Querying HDT documents¶
Getting started¶
The primary way of using rdflib-hdt
is the rdflib_hdt.HDTStore
class.
Upon creation, it searches for an index file in the same directory than the HDT file you wish to load.
For example, if you load a file /home/awesome-user/test.hdt, rdflib_hdt.HDTDocument
will look for the index file
/home/awesome-user/test.hdt.index.v1-1.
Warning
By default, an HDTStore discards RDF Terms with invalid UTF-8 encoding. You can change this behavior with the safe_mode parameter of the constructor.
Note
Missing indexes are generated automatically, but be careful, as it requires to load all HDT triples in memory!
from rdflib import Graph
from rdflib_hdt import HDTStore
from rdflib.namespace import FOAF
# Load an HDT file. Missing indexes are generated automatically
# You can provide the index file by putting them in the same directory than the HDT file.
store = HDTStore("test.hdt")
# Display some metadata about the HDT document itself
print(f"Number of RDF triples: {len(store)}")
print(f"Number of subjects: {store.nb_subjects}")
print(f"Number of predicates: {store.nb_predicates}")
print(f"Number of objects: {store.nb_objects}")
print(f"Number of shared subject-object: {store.nb_shared}")
Executing SPARQL queries¶
Using the RDFlib API, you can also execute SPARQL queries over an HDT document.

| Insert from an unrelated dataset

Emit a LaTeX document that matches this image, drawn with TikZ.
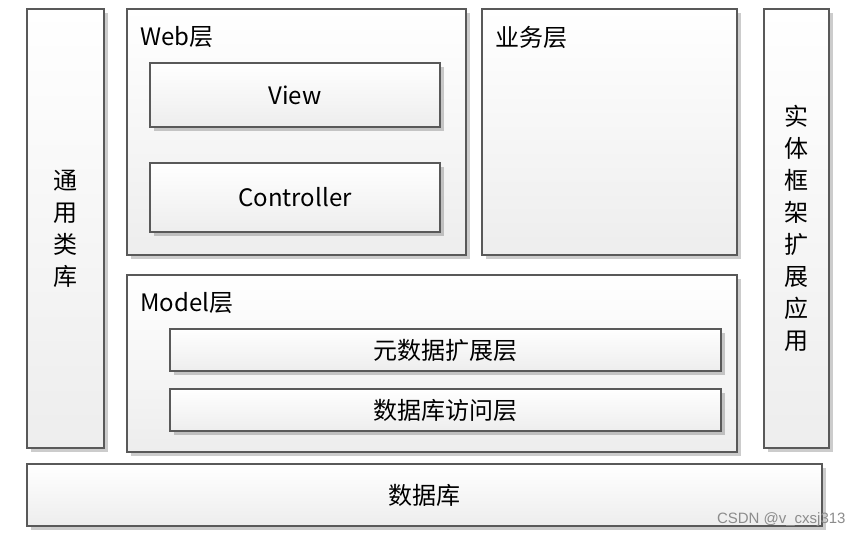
\documentclass[tikz,border=0pt]{standalone}
\usepackage{fontspec}
\setmainfont{Noto Sans CJK SC}
\newfontfamily\markfont{Liberation Sans}
\usetikzlibrary{shadows}

\tikzset{
    box/.style={draw=black!65,line width=.75pt,rectangle,inner sep=0pt,
        top color=white,bottom color=black!7,
        drop shadow={shadow xshift=2pt,shadow yshift=-2pt,opacity=.2,fill=black}},
    title/.style={anchor=west,inner sep=0pt,font=\fontsize{12}{14}\selectfont},
    vtext/.style={align=center,font=\fontsize{12}{16}\selectfont}
}

\begin{document}
\begin{tikzpicture}[x=.5pt,y=-.5pt]
        \useasboundingbox (0,0) rectangle (861,537);

        % side columns
        \node[box,vtext,minimum width=38.5pt,minimum height=219.5pt] (Lib) at (65.5,228.5) {通\\用\\类\\库};
        \node[box,vtext,minimum width=32.5pt,minimum height=219.5pt] (EF) at (796.5,228.5) {实\\体\\框\\架\\扩\\展\\应\\用};

        % web layer
        \node[box,minimum width=169.5pt,minimum height=123pt] (Web) at (296.5,132) {};
        \node[title] (Web_t) at (140,37) {Web层};
        \node[box,font=\fontsize{12}{14}\selectfont,minimum width=145pt,minimum height=32pt] (View) at (295,95) {View};
        \node[box,font=\fontsize{12}{14}\selectfont,minimum width=145pt,minimum height=34.5pt] (Ctrl) at (295,197.5) {Controller};

        % business layer
        \node[box,minimum width=127.5pt,minimum height=123pt] (Biz) at (609.5,132) {};
        \node[title] (Biz_t) at (495,37) {业务层};

        % model layer
        \node[box,minimum width=305pt,minimum height=88.5pt] (Model) at (432,363.5) {};
        \node[title] (Model_t) at (140,303) {Model层};
        \node[box,font=\fontsize{12}{14}\selectfont,minimum width=275.5pt,minimum height=21pt] (Meta) at (445.5,350) {元数据扩展层};
        \node[box,font=\fontsize{12}{14}\selectfont,minimum width=275.5pt,minimum height=21pt] (DAL) at (445.5,410) {数据库访问层};

        % database
        \node[box,font=\fontsize{12}{14}\selectfont,minimum width=397.5pt,minimum height=31pt] (DB) at (424.5,495) {数据库};

        \node[anchor=east,inner sep=0pt,text=black!45,font=\markfont\fontsize{7.5}{9}\selectfont] (Mark) at (846,520) {CSDN @v\_cxsj313};

    \end{tikzpicture}
\end{document}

If you do so, we recommend that you first call the rdflib_hdt.optimize_sparql()
function, which optimize
the RDFlib SPARQL query engine in the context of HDT documents.
from rdflib import Graph
from rdflib_hdt import HDTStore, optimize_sparql
# Calling this function optimizes the RDFlib SPARQL engine for HDT documents
optimize_sparql()
graph = Graph(store=HDTStore("test.hdt"))
# You can execute SPARQL queries using the regular RDFlib API
qres = graph.query("""
PREFIX foaf: <http://xmlns.com/foaf/0.1/>
SELECT ?name ?friend WHERE {
?a foaf:knows ?b.
?a foaf:name ?name.
?b foaf:name ?friend.
}""")
for row in qres:
print(f"{row.name} knows {row.friend}")
Note
Calling the rdflib_hdt.optimize_sparql()
function triggers a global modification of the RDFlib SPARQL engine.
However, executing SPARQL queries using other RDFlib stores will continue to work as before,
so you can safely call this function at the beginning of your code.